Christ’s coming into the world was, primarily, to save us from sin and death. To symbolize His power over spiritual death, that is, sin, Christ performed the most fantastic of His miracles: raising people from the dead. The author of life has control over death, and He demonstrates it in beautiful ways.
He raises Jairus’ daughter with the powerful phrase “Talitha koum,” meaning “Little girl, arise!” He brings back the widow’s son with a touch and a word: “Young man, I tell you, arise!” Perhaps most movingly, He raises his friend Lazarus, who had been dead for four days, by calling him out from the tomb.
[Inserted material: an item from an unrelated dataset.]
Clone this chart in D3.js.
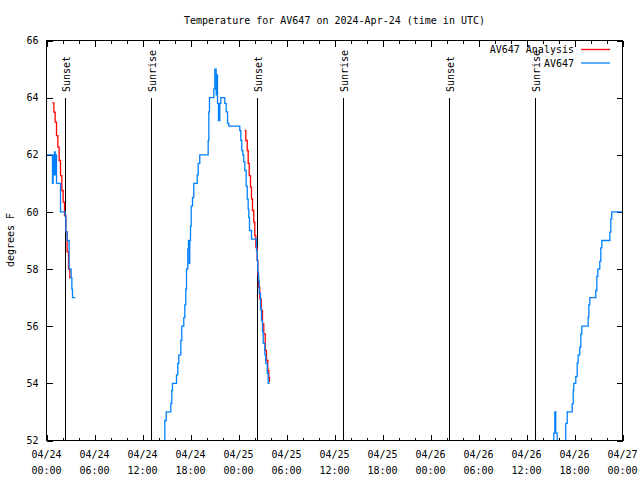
<!DOCTYPE html>
<html><head><meta charset="utf-8">
<script src="https://cdn.jsdelivr.net/npm/d3@7"></script>
<style>
body{margin:0;background:#fff}
text{font-family:"DejaVu Sans Mono","Liberation Mono",monospace;font-size:10px;fill:#000}
</style>
</head><body>
<svg id="c" width="640" height="480"></svg>
<script>
// ---- data (time = hours since 2024-04-24 00:00 UTC, value = degrees F) ----
const titleText = "Temperature for AV647 on 2024-Apr-24 (time in UTC)";
const yLabel = "degrees F";
const seriesNames = ["AV647 Analysis", "AV647"];
const seriesColors = ["#ff0000", "#0080ff"];
const yTicks = [52, 54, 56, 58, 60, 62, 64, 66];
const xMajorHours = [0, 6, 12, 18, 24, 30, 36, 42, 48, 54, 60, 66, 72];
const xMinorHours = [2, 4, 8, 10, 14, 16, 20, 22, 26, 28, 32, 34, 38, 40, 44, 46, 50, 52, 56, 58, 62, 64, 68, 70];
const sunHours = [2.375, 13.125, 26.375, 37.125, 50.375, 61.125];
const sunNames = ["Sunset", "Sunrise", "Sunset", "Sunrise", "Sunset", "Sunrise"];

const analysisA = [[0.75,63.82],[0.92,63.49],[1.08,63.14],[1.25,62.67],[1.42,62.27],[1.58,61.8],[1.75,61.27],[1.92,60.75],[2.08,60.34],[2.25,59.87],[2.42,59.3],[2.58,58.6],[2.75,58.0],[2.92,57.7],[3.08,57.7]];
const analysisB = [[24.79,62.85],[24.91,62.5],[25.09,62.15],[25.21,61.7],[25.34,61.27],[25.5,60.87],[25.625,60.46],[25.75,60.05],[25.91,59.64],[26.04,59.17],[26.16,58.77],[26.34,58.3],[26.41,57.8],[26.5,57.37],[26.66,56.96],[26.84,56.55],[27.0,56.08],[27.16,55.73],[27.34,55.15],[27.5,54.8],[27.66,54.45],[27.79,54.2],[27.875,54.05]];
const obsA = [[0.0,62.0],[0.75,61.0],[0.83,62.0],[0.92,61.3],[1.0,62.1],[1.08,61.3],[1.17,62.0],[1.25,61.0],[1.75,60.0],[2.33,59.85],[2.42,59.3],[2.58,59.0],[2.83,58.0],[3.08,57.7],[3.17,57.3],[3.25,57.0],[3.6,57.0]];
const obsB = [[14.6,51.0],[14.79,52.7],[14.96,53.0],[15.54,53.3],[15.66,53.75],[15.75,54.0],[16.25,54.3],[16.41,54.7],[16.54,55.0],[16.79,55.5],[16.91,56.0],[17.16,56.3],[17.29,56.75],[17.41,57.3],[17.5,58.0],[17.66,58.7],[17.75,59.0],[17.84,58.2],[17.91,59.0],[18.0,59.5],[18.09,60.2],[18.25,60.5],[18.41,61.0],[18.84,61.3],[18.96,61.7],[19.16,62.0],[20.21,62.5],[20.29,63.5],[20.37,64.0],[20.91,64.3],[21.04,65.0],[21.21,64.1],[21.29,64.8],[21.375,63.8],[21.5,63.2],[21.66,63.8],[21.79,64.0],[22.29,63.8],[22.46,63.5],[22.63,63.1],[22.79,63.0],[24.16,62.85],[24.29,62.5],[24.41,62.15],[24.54,62.0],[24.66,61.75],[24.79,61.45],[24.96,60.9],[25.09,60.45],[25.21,60.1],[25.29,59.8],[25.375,59.35],[25.625,59.05],[26.25,58.65],[26.34,58.3],[26.41,57.9],[26.5,57.6],[26.59,57.15],[26.75,56.6],[26.875,56.2],[27.0,55.8],[27.09,55.4],[27.29,55.0],[27.41,54.7],[27.59,54.35],[27.71,54.0],[27.91,54.0]];
const obsC = [[63.31,51.0],[63.41,52.26],[63.54,53.0],[63.66,52.26],[63.84,51.0],[64.91,52.6],[65.09,53.0],[65.71,53.28],[65.84,53.75],[65.91,54.0],[66.16,54.24],[66.34,54.72],[66.46,55.0],[66.66,55.27],[66.79,55.73],[66.91,56.0],[67.71,56.32],[67.79,56.75],[67.91,57.0],[68.66,57.25],[68.79,57.74],[68.91,58.0],[69.16,58.27],[69.29,58.74],[69.41,59.0],[70.41,59.29],[70.54,59.76],[70.66,60.0],[72.0,60.0]];

// ---- drawing ----
const t0 = Date.UTC(2024, 3, 24, 0, 0);
const toDate = h => new Date(t0 + h * 3600e3);
const L = 46.5, R = 622.5, T = 40.5, B = 440.5;
const x = d3.scaleUtc().domain([toDate(0), toDate(72)]).range([L, R]);
const y = d3.scaleLinear().domain([52, 66]).range([B, T]);
const svg = d3.select("#c");

svg.append("defs").append("clipPath").attr("id", "clip")
  .append("rect").attr("x", L).attr("y", T).attr("width", R - L).attr("height", B - T);

// title
svg.append("text").attr("x", (L + R) / 2).attr("y", 23.5).attr("text-anchor", "middle").text(titleText);
// y label
svg.append("text").attr("transform", "translate(13.5,240) rotate(-90)").attr("text-anchor", "middle").text(yLabel);

function styleAxis(g) {
  g.select(".domain").remove();
  g.selectAll(".tick line").attr("stroke", "#000").attr("shape-rendering", "crispEdges");
}
// major/minor x ticks (bottom and top)
svg.append("g").attr("transform", `translate(0,${B})`)
  .call(d3.axisBottom(x).tickValues(xMajorHours.map(toDate)).tickSize(-6).tickFormat(""))
  .call(styleAxis);
svg.append("g").attr("transform", `translate(0,${B})`)
  .call(d3.axisBottom(x).tickValues(xMinorHours.map(toDate)).tickSize(-3).tickFormat(""))
  .call(styleAxis);
svg.append("g").attr("transform", `translate(0,${T})`)
  .call(d3.axisTop(x).tickValues(xMajorHours.map(toDate)).tickSize(-6).tickFormat(""))
  .call(styleAxis);
svg.append("g").attr("transform", `translate(0,${T})`)
  .call(d3.axisTop(x).tickValues(xMinorHours.map(toDate)).tickSize(-3).tickFormat(""))
  .call(styleAxis);
// y ticks left and right
svg.append("g").attr("transform", `translate(${L},0)`)
  .call(d3.axisLeft(y).tickValues(yTicks).tickSize(-6).tickPadding(8).tickFormat(d3.format("d")))
  .call(styleAxis);
svg.append("g").attr("transform", `translate(${R},0)`)
  .call(d3.axisRight(y).tickValues(yTicks).tickSize(-6).tickFormat(""))
  .call(styleAxis);
svg.selectAll("g.tick text").attr("font-family", null).attr("font-size", null);

// x labels two lines
const fmtDay = d3.utcFormat("%m/%d"), fmtTime = d3.utcFormat("%H:%M");
const xl = svg.append("g");
xMajorHours.forEach(h => {
  const t = xl.append("text").attr("x", x(toDate(h))).attr("text-anchor", "middle");
  t.append("tspan").attr("x", x(toDate(h))).attr("y", 458).text(fmtDay(toDate(h)));
  t.append("tspan").attr("x", x(toDate(h))).attr("y", 474).text(fmtTime(toDate(h)));
});

// sun lines
const sg = svg.append("g");
sunHours.forEach((h, i) => {
  const sx = Math.round(x(toDate(h)) - 0.5) + 0.5;
  sg.append("line").attr("x1", sx).attr("x2", sx).attr("y1", y(64)).attr("y2", B)
    .attr("stroke", "#000").attr("stroke-width", 1).attr("shape-rendering", "crispEdges");
  sg.append("text").attr("transform", `translate(${sx + 4},92) rotate(-90)`).text(sunNames[i]);
});

// data lines
const line = d3.line().x(d => x(toDate(d[0]))).y(d => y(d[1])).curve(d3.curveStepAfter);
const dg = svg.append("g").attr("clip-path", "url(#clip)");
[[analysisA, 0], [analysisB, 0], [obsA, 1], [obsB, 1], [obsC, 1]].forEach(([d, s]) => {
  dg.append("path").datum(d).attr("d", line).attr("fill", "none")
    .attr("stroke", seriesColors[s]).attr("stroke-width", 1.3);
});

// legend
seriesNames.forEach((n, i) => {
  const ly = 49.5 + i * 13.5;
  svg.append("text").attr("x", 574).attr("y", ly + 3.5).attr("text-anchor", "end").text(n);
  svg.append("line").attr("x1", 581).attr("x2", 610).attr("y1", ly).attr("y2", ly)
    .attr("stroke", seriesColors[i]).attr("stroke-width", 1.3);
});

// border
svg.append("rect").attr("x", L).attr("y", T).attr("width", R - L).attr("height", B - T)
  .attr("fill", "none").attr("stroke", "#000").attr("shape-rendering", "crispEdges");
</script>
</body></html>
It is in the context of Lazarus’ raising that Christ discusses why He can bring men back from the dead: “I am the resurrection and the life. He who believes in me, even though he should die, shall live.”
Christ shows His role as the source of resurrection most profoundly in His own Resurrection. Here is one of the greatest mysteries of our Faith, that the immortal God laid down His life for us sinful humans. He did truly lay down His life; He said that He lays down His life, and that “No one takes it from me.” He allows the torturing, the beating, the blasphemy, and the murder. He lets the most horrific act in human history, that of decide, to happen. Nature saw the evil in this act, even if man did not. Was there not darkness and an earthquake at the death of Our Lord?
And yet, as in our own story, death is not the end.
The previous healing miracles, where Christ raises others from the dead, are only shadows of the greatest miracle He performed, that of His own Resurrection. The previous miracles showed Christ raising someone else, for mere man cannot bring Himself back from the dead. Yet Christ does bring Himself back.
Secondly, the previous recipient of Christ’s resurrecting grace later died, at least a physical death In that sense, their rising might be more of a miraculous resuscitation, rather than a resurrection in the full theological sense. Yet Christ rose “to die no more” (Romans 6:9). He does not die a second death, but rather rises to Heaven, where God and Man can be united together in paradise for all eternity.
As it was (supposed to be) in the Beginning. Is now. And will be forever. Amen.